Sunday, June 15, 2008

SPRINT: SAMSUNG WIMAX READY

Sprint and Samsung today declared Mobile WiMax ready for commercial service. Sprint plans on launching commercial WiMax in Washington and Baltimore “later this year”.

Washington and Baltimore joined Chicago in a “soft rollout”, in which Sprint workers use and test the technology, a Sprint spokesman said last week. A Clearwire Mobile WiMax rollout is also planned, likely later this summer, in Portland, Oregon.

Despite today’s announcement about Washington and Baltimore, no commercial rollout projection for Chicago was mentioned. When asked about Chicago, a Sprint spokesman said “there will be further progress to report at another time.”

It’s a Motorola party in Chicago and Portland.

Sprint and Samsung said testing of overall performance, including successful wireless handoffs between cell towers without delay, had met Sprint’s “rigorous commercial acceptance criteria.” Testing was conducted in laboratories, as well as in the Baltimore-Washington area, the companies said.

Samsung has been working with Sprint since June 2007. There were lab tests, followed by field tests in October and then interoperability tests with “multiple” other device vendors in April.

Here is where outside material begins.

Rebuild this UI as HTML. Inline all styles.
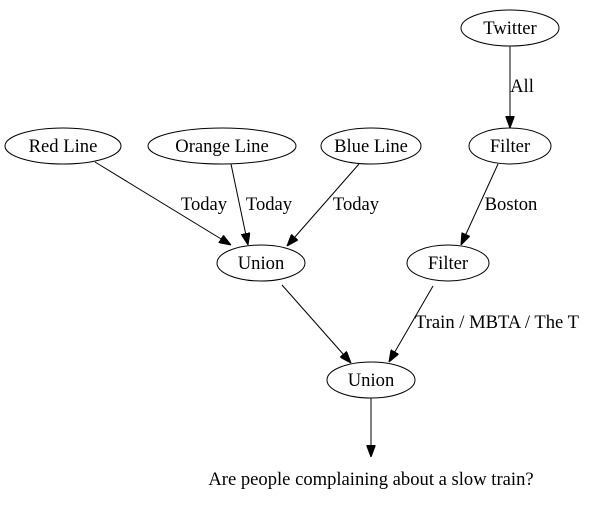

Those devices included a Nokia’s WiMax tablet, a Samsung WiMax express card for laptops and a Zyxel WiMax modem. Intel has been developing chip sets for use in laptops and ultramobile PCs.

Clearwire is planning to move onto Atlanta, Los Angeles, and Grand Rapids, Mich., with mobile WiMax deployments after it launches in Portland, Ore., in the second half of this year, the company said during its first quarter earnings call this week. Clearwire ended the first quarter of 2008 with 443,000 users, up 72 percent on the previous year’s first quarter.

Maravedis forecasts WiMAX subscribers to exceed 100 million by 2014.

Meanwhile, there are more than 45 million cellular-based HSPA users worldwide, delivering consistent data rates in the range of 500 kbit/s to 1.5 Mbit/s, reports Unstrung. The GSM family will account for fully 89% of the global market in 2011, according to Gartner Inc. In the U.S., AT&T is a GSM provider, along with T-Mobile, which many believe will eventually announce intentions to support LTE and has launched AWS service in New York City.

Alltel has committed to LTE but any significant network upgrades are still three to five years out, the company said today. The No. 5 carrier has just over 13 million customers. Alltel is the second major CDMA carrier (after Verizon Wireless) to switch tracks and select LTE. Sprint, of course, is going the Mobile WiMAX route (and may get a 3-5 year lead over the competition).

Late to the party, AT&T and Verizon had to pay a premium for their spectrum, will wait years for LTE infrastructure, and could be left with scraps for their microwave backhaul.

It’s what I call the elephant in the room that nobody talks about,” explained Clearwire CTO John Saw, to Unstrung. “The backhaul is probably the highest cost of deploying the network… Anyone who wants to roll out a real wireless broadband network nationwide needs a cheaper solution.”